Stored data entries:
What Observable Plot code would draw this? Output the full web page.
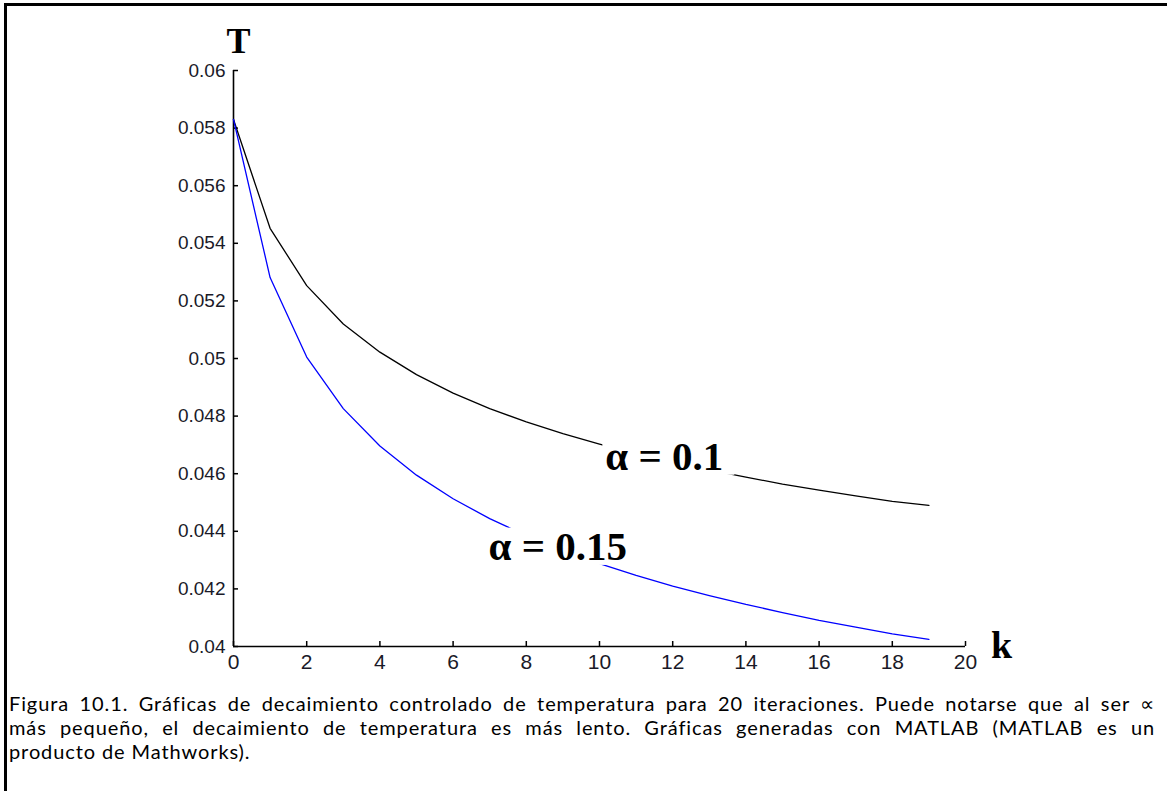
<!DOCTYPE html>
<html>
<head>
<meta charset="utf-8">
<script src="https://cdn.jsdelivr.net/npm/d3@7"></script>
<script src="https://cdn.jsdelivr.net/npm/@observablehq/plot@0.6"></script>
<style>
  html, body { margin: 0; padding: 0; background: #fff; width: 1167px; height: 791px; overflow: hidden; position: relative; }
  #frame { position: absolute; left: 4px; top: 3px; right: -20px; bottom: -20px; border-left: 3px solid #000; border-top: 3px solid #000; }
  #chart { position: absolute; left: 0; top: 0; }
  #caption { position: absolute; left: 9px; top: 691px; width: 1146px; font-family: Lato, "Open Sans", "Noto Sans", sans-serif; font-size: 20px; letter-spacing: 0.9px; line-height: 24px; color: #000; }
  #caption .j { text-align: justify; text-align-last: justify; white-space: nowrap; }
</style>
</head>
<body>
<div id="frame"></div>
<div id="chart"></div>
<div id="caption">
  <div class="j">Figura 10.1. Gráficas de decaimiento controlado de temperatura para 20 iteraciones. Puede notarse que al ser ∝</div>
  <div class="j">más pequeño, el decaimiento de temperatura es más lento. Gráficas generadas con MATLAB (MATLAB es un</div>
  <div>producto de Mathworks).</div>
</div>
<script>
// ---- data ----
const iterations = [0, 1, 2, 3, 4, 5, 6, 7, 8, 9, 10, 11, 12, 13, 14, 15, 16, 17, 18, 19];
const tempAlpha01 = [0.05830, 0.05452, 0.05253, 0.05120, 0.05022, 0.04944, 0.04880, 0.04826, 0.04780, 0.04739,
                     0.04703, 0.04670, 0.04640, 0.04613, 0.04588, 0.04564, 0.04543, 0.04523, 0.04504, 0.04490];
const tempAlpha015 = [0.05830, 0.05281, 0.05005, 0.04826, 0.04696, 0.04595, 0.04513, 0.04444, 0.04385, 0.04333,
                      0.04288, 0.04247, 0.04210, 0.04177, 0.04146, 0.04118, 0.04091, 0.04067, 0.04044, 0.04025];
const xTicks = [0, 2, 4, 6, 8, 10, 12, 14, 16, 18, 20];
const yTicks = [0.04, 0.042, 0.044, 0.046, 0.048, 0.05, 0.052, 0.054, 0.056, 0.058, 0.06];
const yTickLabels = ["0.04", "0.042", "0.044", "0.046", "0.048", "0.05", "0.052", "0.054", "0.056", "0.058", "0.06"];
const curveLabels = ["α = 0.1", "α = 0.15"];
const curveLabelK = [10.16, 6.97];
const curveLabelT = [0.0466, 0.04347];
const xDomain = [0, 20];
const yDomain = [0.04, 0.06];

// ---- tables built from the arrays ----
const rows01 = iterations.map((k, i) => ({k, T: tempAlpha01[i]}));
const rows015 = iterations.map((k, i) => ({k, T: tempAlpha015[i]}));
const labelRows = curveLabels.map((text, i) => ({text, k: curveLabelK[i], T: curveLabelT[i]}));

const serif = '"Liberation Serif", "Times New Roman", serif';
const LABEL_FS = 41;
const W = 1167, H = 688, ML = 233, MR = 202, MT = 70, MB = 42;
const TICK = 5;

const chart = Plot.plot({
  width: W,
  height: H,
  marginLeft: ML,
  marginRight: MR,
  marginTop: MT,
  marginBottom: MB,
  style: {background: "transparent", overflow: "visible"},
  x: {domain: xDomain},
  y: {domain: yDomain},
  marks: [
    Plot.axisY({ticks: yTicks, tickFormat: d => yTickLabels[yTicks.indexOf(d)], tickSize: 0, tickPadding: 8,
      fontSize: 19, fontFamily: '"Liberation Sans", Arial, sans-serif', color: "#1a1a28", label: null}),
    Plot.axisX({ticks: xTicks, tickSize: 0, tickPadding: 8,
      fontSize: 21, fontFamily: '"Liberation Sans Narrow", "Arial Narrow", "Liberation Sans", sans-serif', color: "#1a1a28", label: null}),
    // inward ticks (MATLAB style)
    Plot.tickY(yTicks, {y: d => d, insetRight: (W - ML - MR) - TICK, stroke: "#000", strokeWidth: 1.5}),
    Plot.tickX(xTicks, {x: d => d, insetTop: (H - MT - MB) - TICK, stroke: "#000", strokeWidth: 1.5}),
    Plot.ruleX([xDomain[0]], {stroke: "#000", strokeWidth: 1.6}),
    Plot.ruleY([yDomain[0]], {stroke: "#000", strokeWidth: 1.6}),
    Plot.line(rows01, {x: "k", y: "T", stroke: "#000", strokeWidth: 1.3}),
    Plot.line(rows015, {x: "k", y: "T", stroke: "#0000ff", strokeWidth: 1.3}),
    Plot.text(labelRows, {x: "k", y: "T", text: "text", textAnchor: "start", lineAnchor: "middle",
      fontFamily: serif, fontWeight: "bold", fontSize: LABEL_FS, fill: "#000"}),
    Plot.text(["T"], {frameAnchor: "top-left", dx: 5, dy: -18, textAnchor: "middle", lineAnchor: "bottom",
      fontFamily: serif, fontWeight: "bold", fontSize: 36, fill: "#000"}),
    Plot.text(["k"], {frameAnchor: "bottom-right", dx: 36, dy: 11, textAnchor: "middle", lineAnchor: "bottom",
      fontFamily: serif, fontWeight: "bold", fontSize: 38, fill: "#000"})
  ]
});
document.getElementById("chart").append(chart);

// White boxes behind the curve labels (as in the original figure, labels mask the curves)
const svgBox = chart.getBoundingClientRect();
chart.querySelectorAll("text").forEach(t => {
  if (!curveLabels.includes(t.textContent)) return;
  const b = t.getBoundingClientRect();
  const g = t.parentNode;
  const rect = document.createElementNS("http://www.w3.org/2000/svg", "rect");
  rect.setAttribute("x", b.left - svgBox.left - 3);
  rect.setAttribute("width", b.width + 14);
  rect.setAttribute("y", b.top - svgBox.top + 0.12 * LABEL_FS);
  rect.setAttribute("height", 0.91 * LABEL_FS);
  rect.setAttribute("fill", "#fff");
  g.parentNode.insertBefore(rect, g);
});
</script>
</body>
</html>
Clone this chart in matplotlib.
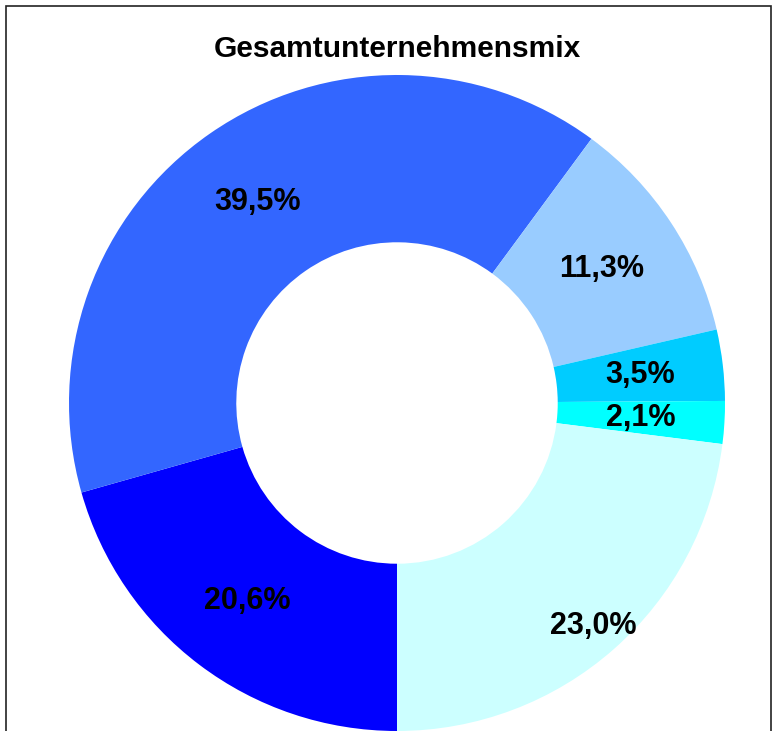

:: What is needed ::
Repeat all of the data above word for word, minus the pictures.

:: Finished task ::
What Observable Plot code would draw this? Output the full web page.
<!DOCTYPE html>
<html>
<head>
<meta charset="utf-8">
<script src="https://cdn.jsdelivr.net/npm/d3@7"></script>
<script src="https://cdn.jsdelivr.net/npm/@observablehq/plot@0.6"></script>
<style>
  html, body { margin: 0; padding: 0; background: #fff; width: 1167px; height: 791px; overflow: hidden; position: relative; }
  #frame { position: absolute; left: 4px; top: 3px; right: -20px; bottom: -20px; border-left: 3px solid #000; border-top: 3px solid #000; }
  #chart { position: absolute; left: 0; top: 0; }
  #caption { position: absolute; left: 9px; top: 691px; width: 1146px; font-family: Lato, "Open Sans", "Noto Sans", sans-serif; font-size: 20px; letter-spacing: 0.9px; line-height: 24px; color: #000; }
  #caption .j { text-align: justify; text-align-last: justify; white-space: nowrap; }
</style>
</head>
<body>
<div id="frame"></div>
<div id="chart"></div>
<div id="caption">
  <div class="j">Figura 10.1. Gráficas de decaimiento controlado de temperatura para 20 iteraciones. Puede notarse que al ser ∝</div>
  <div class="j">más pequeño, el decaimiento de temperatura es más lento. Gráficas generadas con MATLAB (MATLAB es un</div>
  <div>producto de Mathworks).</div>
</div>
<script>
// ---- data ----
const iterations = [0, 1, 2, 3, 4, 5, 6, 7, 8, 9, 10, 11, 12, 13, 14, 15, 16, 17, 18, 19];
const tempAlpha01 = [0.05830, 0.05452, 0.05253, 0.05120, 0.05022, 0.04944, 0.04880, 0.04826, 0.04780, 0.04739,
                     0.04703, 0.04670, 0.04640, 0.04613, 0.04588, 0.04564, 0.04543, 0.04523, 0.04504, 0.04490];
const tempAlpha015 = [0.05830, 0.05281, 0.05005, 0.04826, 0.04696, 0.04595, 0.04513, 0.04444, 0.04385, 0.04333,
                      0.04288, 0.04247, 0.04210, 0.04177, 0.04146, 0.04118, 0.04091, 0.04067, 0.04044, 0.04025];
const xTicks = [0, 2, 4, 6, 8, 10, 12, 14, 16, 18, 20];
const yTicks = [0.04, 0.042, 0.044, 0.046, 0.048, 0.05, 0.052, 0.054, 0.056, 0.058, 0.06];
const yTickLabels = ["0.04", "0.042", "0.044", "0.046", "0.048", "0.05", "0.052", "0.054", "0.056", "0.058", "0.06"];
const curveLabels = ["α = 0.1", "α = 0.15"];
const curveLabelK = [10.16, 6.97];
const curveLabelT = [0.0466, 0.04347];
const xDomain = [0, 20];
const yDomain = [0.04, 0.06];

// ---- tables built from the arrays ----
const rows01 = iterations.map((k, i) => ({k, T: tempAlpha01[i]}));
const rows015 = iterations.map((k, i) => ({k, T: tempAlpha015[i]}));
const labelRows = curveLabels.map((text, i) => ({text, k: curveLabelK[i], T: curveLabelT[i]}));

const serif = '"Liberation Serif", "Times New Roman", serif';
const LABEL_FS = 41;
const W = 1167, H = 688, ML = 233, MR = 202, MT = 70, MB = 42;
const TICK = 5;

const chart = Plot.plot({
  width: W,
  height: H,
  marginLeft: ML,
  marginRight: MR,
  marginTop: MT,
  marginBottom: MB,
  style: {background: "transparent", overflow: "visible"},
  x: {domain: xDomain},
  y: {domain: yDomain},
  marks: [
    Plot.axisY({ticks: yTicks, tickFormat: d => yTickLabels[yTicks.indexOf(d)], tickSize: 0, tickPadding: 8,
      fontSize: 19, fontFamily: '"Liberation Sans", Arial, sans-serif', color: "#1a1a28", label: null}),
    Plot.axisX({ticks: xTicks, tickSize: 0, tickPadding: 8,
      fontSize: 21, fontFamily: '"Liberation Sans Narrow", "Arial Narrow", "Liberation Sans", sans-serif', color: "#1a1a28", label: null}),
    // inward ticks (MATLAB style)
    Plot.tickY(yTicks, {y: d => d, insetRight: (W - ML - MR) - TICK, stroke: "#000", strokeWidth: 1.5}),
    Plot.tickX(xTicks, {x: d => d, insetTop: (H - MT - MB) - TICK, stroke: "#000", strokeWidth: 1.5}),
    Plot.ruleX([xDomain[0]], {stroke: "#000", strokeWidth: 1.6}),
    Plot.ruleY([yDomain[0]], {stroke: "#000", strokeWidth: 1.6}),
    Plot.line(rows01, {x: "k", y: "T", stroke: "#000", strokeWidth: 1.3}),
    Plot.line(rows015, {x: "k", y: "T", stroke: "#0000ff", strokeWidth: 1.3}),
    Plot.text(labelRows, {x: "k", y: "T", text: "text", textAnchor: "start", lineAnchor: "middle",
      fontFamily: serif, fontWeight: "bold", fontSize: LABEL_FS, fill: "#000"}),
    Plot.text(["T"], {frameAnchor: "top-left", dx: 5, dy: -18, textAnchor: "middle", lineAnchor: "bottom",
      fontFamily: serif, fontWeight: "bold", fontSize: 36, fill: "#000"}),
    Plot.text(["k"], {frameAnchor: "bottom-right", dx: 36, dy: 11, textAnchor: "middle", lineAnchor: "bottom",
      fontFamily: serif, fontWeight: "bold", fontSize: 38, fill: "#000"})
  ]
});
document.getElementById("chart").append(chart);

// White boxes behind the curve labels (as in the original figure, labels mask the curves)
const svgBox = chart.getBoundingClientRect();
chart.querySelectorAll("text").forEach(t => {
  if (!curveLabels.includes(t.textContent)) return;
  const b = t.getBoundingClientRect();
  const g = t.parentNode;
  const rect = document.createElementNS("http://www.w3.org/2000/svg", "rect");
  rect.setAttribute("x", b.left - svgBox.left - 3);
  rect.setAttribute("width", b.width + 14);
  rect.setAttribute("y", b.top - svgBox.top + 0.12 * LABEL_FS);
  rect.setAttribute("height", 0.91 * LABEL_FS);
  rect.setAttribute("fill", "#fff");
  g.parentNode.insertBefore(rect, g);
});
</script>
</body>
</html>
Clone this chart in matplotlib.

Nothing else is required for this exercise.